When Jacob sent Joseph to check on his brothers in Shechem, the Torah gives no reason for the trip other than routine concern. Targum Pseudo-Jonathan on (Genesis 37:13) reveals a father's actual terror.
Jacob says: I am afraid lest the Hivites come and smite them, because they smote Hamor and Shekem and the inhabitants of the city. This is the story of Dinah. Years earlier, after Shechem the son of Hamor violated Dinah, Simeon and Levi had entered the city with swords and killed every male (Genesis 34). The massacre had made Jacob's family a name to curse in the Canaanite hills. Every surviving Hivite clan had a reason to want the sons of Jacob dead.
And now those same sons — the brothers who had swung those swords — were grazing flocks right where it happened. Jacob is not being paranoid. He is being a father. He knows what his sons did. He knows who remembers. And he cannot sit in his tent in Hebron without seeing their funeral.

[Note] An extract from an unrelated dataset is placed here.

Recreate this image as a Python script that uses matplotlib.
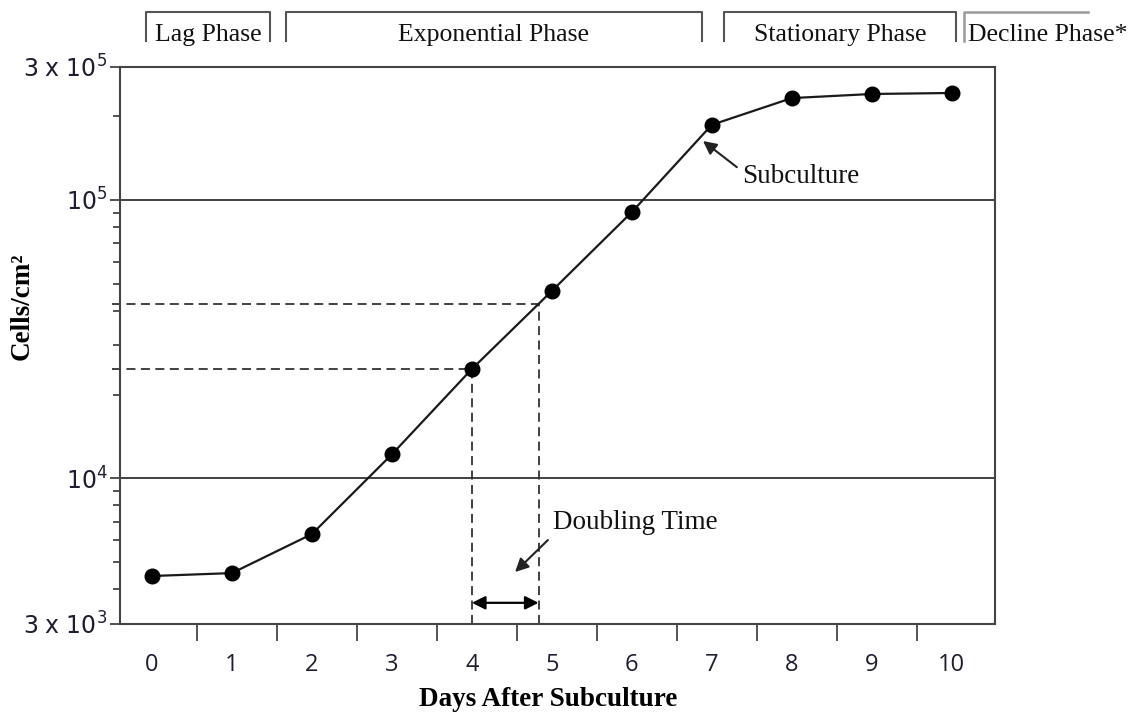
import numpy as np
import matplotlib.pyplot as plt
import matplotlib.transforms as mtransforms
from matplotlib.lines import Line2D
from matplotlib.ticker import FixedLocator, LogLocator, NullFormatter

plt.rcParams['mathtext.fontset'] = 'custom'
plt.rcParams['mathtext.rm'] = 'Open Sans'
plt.rcParams['mathtext.it'] = 'Open Sans:italic'

# growth curve readings
days = np.arange(11)
cells = [4460, 4570, 6310, 12200, 24700, 47100, 90400, 186000, 232000, 240000, 242000]

y_ticks = [3e3, 1e4, 1e5, 3e5]
y_tick_labels = [r'$\mathregular{3\ x\ 10^3}$', r'$\mathregular{10^4}$',
                 r'$\mathregular{10^5}$', r'$\mathregular{3\ x\ 10^5}$']
grid_levels = [1e4, 1e5]

phase_names = ['Lag Phase', 'Exponential Phase', 'Stationary Phase', 'Decline Phase*']
phase_start = [-0.075, 1.675, 7.15, 10.15]
phase_end = [1.475, 6.875, 10.05, 11.7]

doubling_day = 4
doubling_levels = [24700, 42300]

serif = 'Liberation Serif'
tick_col = '#1e1e30'
edge = '#444444'

fig = plt.figure(figsize=(11.31, 7.15), dpi=100)
ax = fig.add_axes([0.1061, 0.1273, 0.7736, 0.779])
ax.set_yscale('log')
ax.set_ylim(3e3, 3e5)
ax.set_xlim(-0.4, 10.54)

for g in grid_levels:
    ax.axhline(g, color='#333333', lw=1.3, zorder=1)

ax.plot(days, cells, color='#1a1a1a', lw=1.6, marker='o', ms=10.5,
        mfc='black', mec='black', zorder=4)

# doubling time construction
lo, hi = doubling_levels
i = doubling_day
frac = np.log(hi / cells[i]) / np.log(cells[i + 1] / cells[i])
x_double = i + frac
x_left = ax.get_xlim()[0] - 0.1
y_bot = ax.get_ylim()[0]
dash = dict(color='#333333', lw=1.3, ls=(0, (5, 3)), zorder=2, clip_on=False)
ax.plot([x_left, days[i]], [lo, lo], **dash)
ax.plot([x_left, x_double], [hi, hi], **dash)
ax.plot([days[i], days[i]], [y_bot, lo], **dash)
ax.plot([x_double, x_double], [y_bot, hi], **dash)

bt = mtransforms.blended_transform_factory(ax.transData, ax.transAxes)
ax.annotate('', xy=(x_double, 0.038), xytext=(days[i], 0.038),
            xycoords=bt, textcoords=bt,
            arrowprops=dict(arrowstyle='<|-|>', color='black', lw=1.6,
                            mutation_scale=20, shrinkA=0, shrinkB=0))

ax.annotate('Doubling Time', xy=(4.54, 4610), xytext=(5.01, 6920),
            ha='left', va='center', fontsize=19.5, family=serif, color='#111111',
            arrowprops=dict(arrowstyle='-|>', color='#222222', lw=1.5,
                            mutation_scale=20, relpos=(0, 0), shrinkA=2, shrinkB=0))
ax.annotate('Subculture', xy=(6.89, 162700), xytext=(7.375, 121800),
            ha='left', va='center', fontsize=19.5, family=serif, color='#111111',
            arrowprops=dict(arrowstyle='-|>', color='#222222', lw=1.5,
                            mutation_scale=20, relpos=(0, 0.7), shrinkA=2, shrinkB=0))

# axes styling
for s in ax.spines.values():
    s.set_color(edge)
    s.set_linewidth(1.5)

ax.set_xticks(days)
ax.set_xticklabels([str(d) for d in days], family='Open Sans')
ax.xaxis.set_minor_locator(FixedLocator(days[:-1] + 0.56))
ax.tick_params(axis='x', which='major', length=0, pad=21, labelsize=17, labelcolor=tick_col)
ax.tick_params(axis='x', which='minor', length=12.5, width=1.3, color=edge)

ax.yaxis.set_major_locator(FixedLocator(y_ticks))
ax.set_yticklabels(y_tick_labels)
ax.yaxis.set_minor_locator(LogLocator(base=10, subs=np.arange(2, 10)))
ax.yaxis.set_minor_formatter(NullFormatter())
ax.tick_params(axis='y', which='major', length=7.5, width=1.3, color=edge,
               pad=1.5, labelsize=17, labelcolor=tick_col)
ax.tick_params(axis='y', which='minor', length=5, width=1.3, color=edge)

fig.text(0.0195, 0.571, 'Cells/cm²', rotation=90, ha='center', va='center',
         fontsize=19.5, fontweight='bold', family=serif)
fig.text(0.4845, 0.021, 'Days After Subculture', ha='center', va='center',
         fontsize=19.5, fontweight='bold', family=serif)

# phase brackets across the top
pt = mtransforms.blended_transform_factory(ax.transData, fig.transFigure)
top_y, low_y = 0.9832, 0.942
text_y = 0.951
for name, s, e in zip(phase_names, phase_start, phase_end):
    if name.startswith('Decline'):
        fig.add_artist(Line2D([s, s, e], [low_y, top_y, top_y], transform=pt,
                              color='#9a9a9a', lw=1.8))
        fig.text(s + 0.05, text_y, name, transform=pt, ha='left', va='center',
                 fontsize=18.5, family=serif, color='#111111')
    else:
        fig.add_artist(Line2D([s, s, e, e], [low_y, top_y, top_y, low_y], transform=pt,
                              color='#555555', lw=1.5))
        fig.text((s + e) / 2, text_y, name, transform=pt, ha='center', va='center',
                 fontsize=18.5, family=serif, color='#111111')

fig.savefig('out.png', dpi=100)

The irony is brutal. Jacob sends Joseph to protect his brothers from a Hivite attack that never comes. The danger in Shechem that day is not the neighbors. It is the brothers themselves. Joseph rides out to save his brothers from strangers and ends up sold by his brothers to strangers.
The Targumist is showing us that parents rarely fear the right thing. Jacob watched the wrong horizon. The true threat was already sleeping in his own tents.